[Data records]
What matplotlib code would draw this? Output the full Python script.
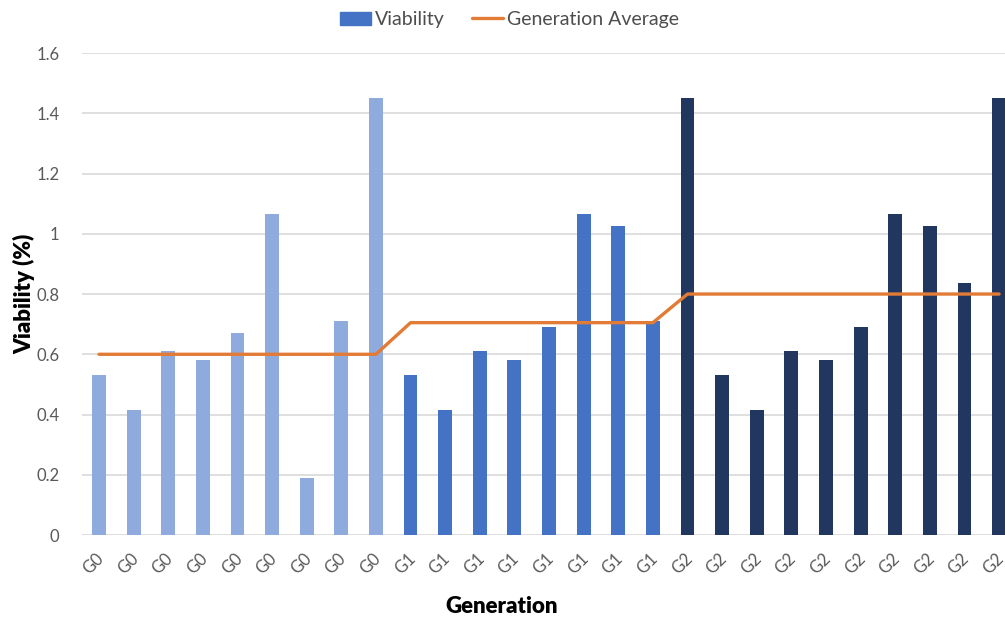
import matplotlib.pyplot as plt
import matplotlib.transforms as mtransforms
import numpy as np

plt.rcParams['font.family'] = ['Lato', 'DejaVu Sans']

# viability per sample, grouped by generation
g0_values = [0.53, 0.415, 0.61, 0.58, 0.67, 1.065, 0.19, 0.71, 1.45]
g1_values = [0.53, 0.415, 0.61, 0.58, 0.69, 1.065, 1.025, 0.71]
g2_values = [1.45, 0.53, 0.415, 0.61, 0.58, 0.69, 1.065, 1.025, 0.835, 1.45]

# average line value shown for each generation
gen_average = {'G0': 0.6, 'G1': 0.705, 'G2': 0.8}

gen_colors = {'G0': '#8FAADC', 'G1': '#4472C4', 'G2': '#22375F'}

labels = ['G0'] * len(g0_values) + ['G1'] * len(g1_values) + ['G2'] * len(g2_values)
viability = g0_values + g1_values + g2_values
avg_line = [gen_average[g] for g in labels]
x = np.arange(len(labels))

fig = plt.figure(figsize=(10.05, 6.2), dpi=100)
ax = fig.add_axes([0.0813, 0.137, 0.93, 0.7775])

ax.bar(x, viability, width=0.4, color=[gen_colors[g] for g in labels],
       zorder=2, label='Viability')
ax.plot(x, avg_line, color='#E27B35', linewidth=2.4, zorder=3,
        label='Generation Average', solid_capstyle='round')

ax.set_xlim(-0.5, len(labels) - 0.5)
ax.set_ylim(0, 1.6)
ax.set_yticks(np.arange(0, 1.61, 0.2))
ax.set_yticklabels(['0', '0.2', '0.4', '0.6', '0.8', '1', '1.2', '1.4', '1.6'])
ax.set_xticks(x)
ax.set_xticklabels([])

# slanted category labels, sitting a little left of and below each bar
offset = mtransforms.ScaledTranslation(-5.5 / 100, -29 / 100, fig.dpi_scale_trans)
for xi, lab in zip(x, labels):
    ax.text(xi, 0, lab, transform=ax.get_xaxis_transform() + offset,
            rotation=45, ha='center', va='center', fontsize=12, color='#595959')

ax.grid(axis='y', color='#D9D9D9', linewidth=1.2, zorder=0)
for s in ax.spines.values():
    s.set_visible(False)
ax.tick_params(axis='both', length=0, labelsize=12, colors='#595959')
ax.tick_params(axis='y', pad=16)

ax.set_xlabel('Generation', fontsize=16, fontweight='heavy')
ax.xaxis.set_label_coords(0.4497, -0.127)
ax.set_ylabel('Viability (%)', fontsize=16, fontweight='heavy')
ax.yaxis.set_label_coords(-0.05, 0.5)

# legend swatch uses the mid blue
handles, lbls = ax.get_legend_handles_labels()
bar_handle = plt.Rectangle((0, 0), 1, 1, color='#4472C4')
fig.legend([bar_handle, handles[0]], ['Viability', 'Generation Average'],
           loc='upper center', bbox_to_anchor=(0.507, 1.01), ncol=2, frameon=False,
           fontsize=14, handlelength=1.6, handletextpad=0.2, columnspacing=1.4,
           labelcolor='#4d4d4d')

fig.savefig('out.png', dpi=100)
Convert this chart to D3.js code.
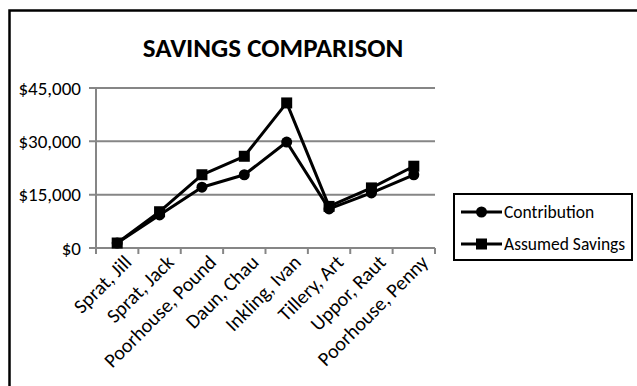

> [AIM] Can you repeat every record above exactly, apart from the pictures?

> [EXERCISE ANSWER]
What matplotlib code would draw this? Output the full Python script.
import matplotlib.pyplot as plt
import matplotlib.transforms as mtransforms
import numpy as np

plt.rcParams['font.family'] = ['Lato', 'DejaVu Sans']

# viability per sample, grouped by generation
g0_values = [0.53, 0.415, 0.61, 0.58, 0.67, 1.065, 0.19, 0.71, 1.45]
g1_values = [0.53, 0.415, 0.61, 0.58, 0.69, 1.065, 1.025, 0.71]
g2_values = [1.45, 0.53, 0.415, 0.61, 0.58, 0.69, 1.065, 1.025, 0.835, 1.45]

# average line value shown for each generation
gen_average = {'G0': 0.6, 'G1': 0.705, 'G2': 0.8}

gen_colors = {'G0': '#8FAADC', 'G1': '#4472C4', 'G2': '#22375F'}

labels = ['G0'] * len(g0_values) + ['G1'] * len(g1_values) + ['G2'] * len(g2_values)
viability = g0_values + g1_values + g2_values
avg_line = [gen_average[g] for g in labels]
x = np.arange(len(labels))

fig = plt.figure(figsize=(10.05, 6.2), dpi=100)
ax = fig.add_axes([0.0813, 0.137, 0.93, 0.7775])

ax.bar(x, viability, width=0.4, color=[gen_colors[g] for g in labels],
       zorder=2, label='Viability')
ax.plot(x, avg_line, color='#E27B35', linewidth=2.4, zorder=3,
        label='Generation Average', solid_capstyle='round')

ax.set_xlim(-0.5, len(labels) - 0.5)
ax.set_ylim(0, 1.6)
ax.set_yticks(np.arange(0, 1.61, 0.2))
ax.set_yticklabels(['0', '0.2', '0.4', '0.6', '0.8', '1', '1.2', '1.4', '1.6'])
ax.set_xticks(x)
ax.set_xticklabels([])

# slanted category labels, sitting a little left of and below each bar
offset = mtransforms.ScaledTranslation(-5.5 / 100, -29 / 100, fig.dpi_scale_trans)
for xi, lab in zip(x, labels):
    ax.text(xi, 0, lab, transform=ax.get_xaxis_transform() + offset,
            rotation=45, ha='center', va='center', fontsize=12, color='#595959')

ax.grid(axis='y', color='#D9D9D9', linewidth=1.2, zorder=0)
for s in ax.spines.values():
    s.set_visible(False)
ax.tick_params(axis='both', length=0, labelsize=12, colors='#595959')
ax.tick_params(axis='y', pad=16)

ax.set_xlabel('Generation', fontsize=16, fontweight='heavy')
ax.xaxis.set_label_coords(0.4497, -0.127)
ax.set_ylabel('Viability (%)', fontsize=16, fontweight='heavy')
ax.yaxis.set_label_coords(-0.05, 0.5)

# legend swatch uses the mid blue
handles, lbls = ax.get_legend_handles_labels()
bar_handle = plt.Rectangle((0, 0), 1, 1, color='#4472C4')
fig.legend([bar_handle, handles[0]], ['Viability', 'Generation Average'],
           loc='upper center', bbox_to_anchor=(0.507, 1.01), ncol=2, frameon=False,
           fontsize=14, handlelength=1.6, handletextpad=0.2, columnspacing=1.4,
           labelcolor='#4d4d4d')

fig.savefig('out.png', dpi=100)
Convert this chart to D3.js code.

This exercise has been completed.